YOUR INSTRUCTIONS
All of the lines below are to be printed again exactly; images are excluded from the output.

>> Begin

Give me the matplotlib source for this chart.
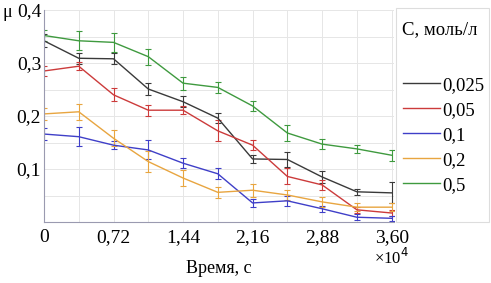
import numpy as np
import matplotlib.pyplot as plt
from matplotlib.patches import Rectangle

# time, x10^4 s
time = [0, 0.36, 0.72, 1.08, 1.44, 1.80, 2.16, 2.52, 2.88, 3.24, 3.60]
xticks = [0, 0.72, 1.44, 2.16, 2.88, 3.60]
xlabels = ["0", "0,72", "1,44", "2,16", "2,88", "3,60"]
yticks = [0.1, 0.2, 0.3, 0.4]
ylabels = ["0,1", "0,2", "0,3", "0,4"]

conc = ["0,025", "0,05", "0,1", "0,2", "0,5"]
colors = ["#3a3a3a", "#cc3b3b", "#3f3fc8", "#e8a540", "#3f9a3f"]

mu_0025 = [0.342, 0.309, 0.308, 0.251, 0.227, 0.196, 0.119, 0.118, 0.085, 0.057, 0.055]
mu_005 = [0.285, 0.294, 0.240, 0.211, 0.211, 0.172, 0.145, 0.086, 0.070, 0.023, 0.017]
mu_01 = [0.166, 0.161, 0.145, 0.136, 0.111, 0.091, 0.036, 0.040, 0.025, 0.009, 0.007]
mu_02 = [0.204, 0.208, 0.158, 0.114, 0.083, 0.056, 0.060, 0.051, 0.038, 0.028, 0.028]
mu_05 = [0.352, 0.342, 0.339, 0.312, 0.262, 0.254, 0.219, 0.168, 0.147, 0.138, 0.126]

err_0025 = [0.012, 0.010, 0.010, 0.012, 0.010, 0.010, 0.008, 0.015, 0.012, 0.006, 0.020]
err_005 = [0.010, 0.008, 0.012, 0.010, 0.008, 0.020, 0.010, 0.015, 0.010, 0.006, 0.006]
err_01 = [0.012, 0.018, 0.008, 0.018, 0.010, 0.010, 0.008, 0.010, 0.006, 0.006, 0.005]
err_02 = [0.012, 0.015, 0.015, 0.020, 0.015, 0.010, 0.012, 0.010, 0.010, 0.008, 0.008]
err_05 = [0.010, 0.018, 0.018, 0.015, 0.012, 0.010, 0.010, 0.015, 0.010, 0.008, 0.010]

series = [mu_0025, mu_005, mu_01, mu_02, mu_05]
errors = [err_0025, err_005, err_01, err_02, err_05]

plt.rcParams['font.family'] = ['Liberation Serif', 'DejaVu Serif']

fig = plt.figure(figsize=(4.91, 2.83), dpi=100)
ax = fig.add_axes([0.0896, 0.2155, 0.712, 0.749])

lines = []
for y, e, c, lab in zip(series, errors, colors, conc):
    eb = ax.errorbar(time, y, yerr=e, color=c, lw=1.0, elinewidth=0.8,
                     capsize=2, capthick=0.8, label=lab)
    lines.append(eb.lines[0])

ax.set_xlim(0, 3.62)
ax.set_ylim(0, 0.4)
ax.set_xticks(xticks)
ax.set_xticklabels(xlabels, fontsize=14)
ax.set_yticks(yticks)
ax.set_yticklabels(ylabels, fontsize=14)
ax.set_xticks(time, minor=True)
ax.set_yticks(np.arange(0, 0.41, 0.05), minor=True)
ax.grid(True, which='both', color='#e6e6e6', lw=0.7)
ax.set_axisbelow(True)
ax.tick_params(axis='x', length=0, which='both', pad=5)
ax.tick_params(axis='y', length=0, which='both', pad=2)
for s in ['top', 'right']:
    ax.spines[s].set_visible(False)
for s in ['left', 'bottom']:
    ax.spines[s].set_color('#9a9ab0')
    ax.spines[s].set_linewidth(0.8)

ax.set_xlabel("Время, с", fontsize=13, labelpad=10)
fig.text(0.006, 0.955, "μ", fontsize=13, va='center')
fig.text(0.762, 0.09, "×10$^4$", fontsize=12, va='center')

# legend panel
fig.patches.append(Rectangle((0.806, 0.215), 0.19, 0.755, transform=fig.transFigure,
                             fill=False, edgecolor='#dddddd', lw=0.8))
fig.text(0.818, 0.895, "С, моль/л", fontsize=13.5, va='center')
fig.legend(lines, conc, loc='upper left', bbox_to_anchor=(0.805, 0.755),
           frameon=False, fontsize=13.5, handlelength=2.0, handletextpad=0.1,
           labelspacing=0.42, borderaxespad=0)

fig.savefig("out.png", dpi=100)
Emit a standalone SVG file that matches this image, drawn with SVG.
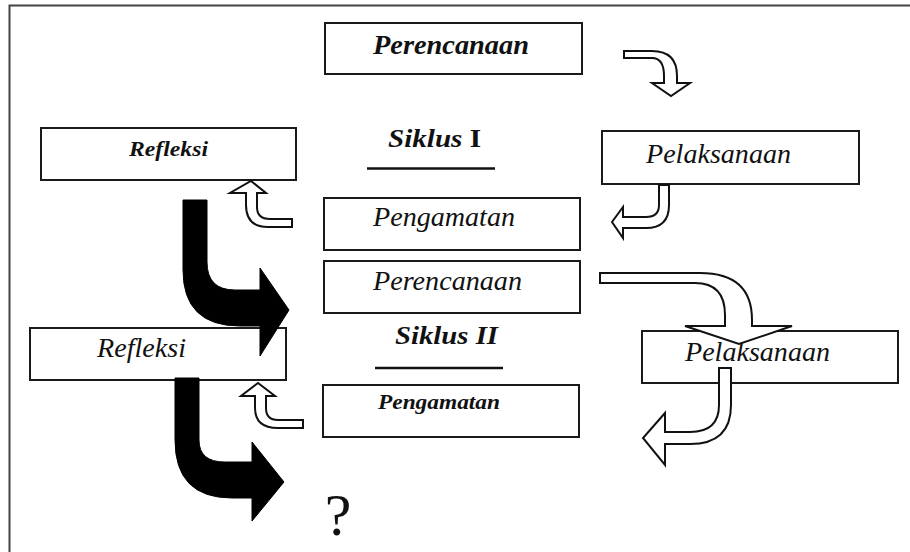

>> End

EXERCISE ANSWER
Give me the matplotlib source for this chart.
import numpy as np
import matplotlib.pyplot as plt
from matplotlib.patches import Rectangle

# time, x10^4 s
time = [0, 0.36, 0.72, 1.08, 1.44, 1.80, 2.16, 2.52, 2.88, 3.24, 3.60]
xticks = [0, 0.72, 1.44, 2.16, 2.88, 3.60]
xlabels = ["0", "0,72", "1,44", "2,16", "2,88", "3,60"]
yticks = [0.1, 0.2, 0.3, 0.4]
ylabels = ["0,1", "0,2", "0,3", "0,4"]

conc = ["0,025", "0,05", "0,1", "0,2", "0,5"]
colors = ["#3a3a3a", "#cc3b3b", "#3f3fc8", "#e8a540", "#3f9a3f"]

mu_0025 = [0.342, 0.309, 0.308, 0.251, 0.227, 0.196, 0.119, 0.118, 0.085, 0.057, 0.055]
mu_005 = [0.285, 0.294, 0.240, 0.211, 0.211, 0.172, 0.145, 0.086, 0.070, 0.023, 0.017]
mu_01 = [0.166, 0.161, 0.145, 0.136, 0.111, 0.091, 0.036, 0.040, 0.025, 0.009, 0.007]
mu_02 = [0.204, 0.208, 0.158, 0.114, 0.083, 0.056, 0.060, 0.051, 0.038, 0.028, 0.028]
mu_05 = [0.352, 0.342, 0.339, 0.312, 0.262, 0.254, 0.219, 0.168, 0.147, 0.138, 0.126]

err_0025 = [0.012, 0.010, 0.010, 0.012, 0.010, 0.010, 0.008, 0.015, 0.012, 0.006, 0.020]
err_005 = [0.010, 0.008, 0.012, 0.010, 0.008, 0.020, 0.010, 0.015, 0.010, 0.006, 0.006]
err_01 = [0.012, 0.018, 0.008, 0.018, 0.010, 0.010, 0.008, 0.010, 0.006, 0.006, 0.005]
err_02 = [0.012, 0.015, 0.015, 0.020, 0.015, 0.010, 0.012, 0.010, 0.010, 0.008, 0.008]
err_05 = [0.010, 0.018, 0.018, 0.015, 0.012, 0.010, 0.010, 0.015, 0.010, 0.008, 0.010]

series = [mu_0025, mu_005, mu_01, mu_02, mu_05]
errors = [err_0025, err_005, err_01, err_02, err_05]

plt.rcParams['font.family'] = ['Liberation Serif', 'DejaVu Serif']

fig = plt.figure(figsize=(4.91, 2.83), dpi=100)
ax = fig.add_axes([0.0896, 0.2155, 0.712, 0.749])

lines = []
for y, e, c, lab in zip(series, errors, colors, conc):
    eb = ax.errorbar(time, y, yerr=e, color=c, lw=1.0, elinewidth=0.8,
                     capsize=2, capthick=0.8, label=lab)
    lines.append(eb.lines[0])

ax.set_xlim(0, 3.62)
ax.set_ylim(0, 0.4)
ax.set_xticks(xticks)
ax.set_xticklabels(xlabels, fontsize=14)
ax.set_yticks(yticks)
ax.set_yticklabels(ylabels, fontsize=14)
ax.set_xticks(time, minor=True)
ax.set_yticks(np.arange(0, 0.41, 0.05), minor=True)
ax.grid(True, which='both', color='#e6e6e6', lw=0.7)
ax.set_axisbelow(True)
ax.tick_params(axis='x', length=0, which='both', pad=5)
ax.tick_params(axis='y', length=0, which='both', pad=2)
for s in ['top', 'right']:
    ax.spines[s].set_visible(False)
for s in ['left', 'bottom']:
    ax.spines[s].set_color('#9a9ab0')
    ax.spines[s].set_linewidth(0.8)

ax.set_xlabel("Время, с", fontsize=13, labelpad=10)
fig.text(0.006, 0.955, "μ", fontsize=13, va='center')
fig.text(0.762, 0.09, "×10$^4$", fontsize=12, va='center')

# legend panel
fig.patches.append(Rectangle((0.806, 0.215), 0.19, 0.755, transform=fig.transFigure,
                             fill=False, edgecolor='#dddddd', lw=0.8))
fig.text(0.818, 0.895, "С, моль/л", fontsize=13.5, va='center')
fig.legend(lines, conc, loc='upper left', bbox_to_anchor=(0.805, 0.755),
           frameon=False, fontsize=13.5, handlelength=2.0, handletextpad=0.1,
           labelspacing=0.42, borderaxespad=0)

fig.savefig("out.png", dpi=100)
Emit a standalone SVG file that matches this image, drawn with SVG.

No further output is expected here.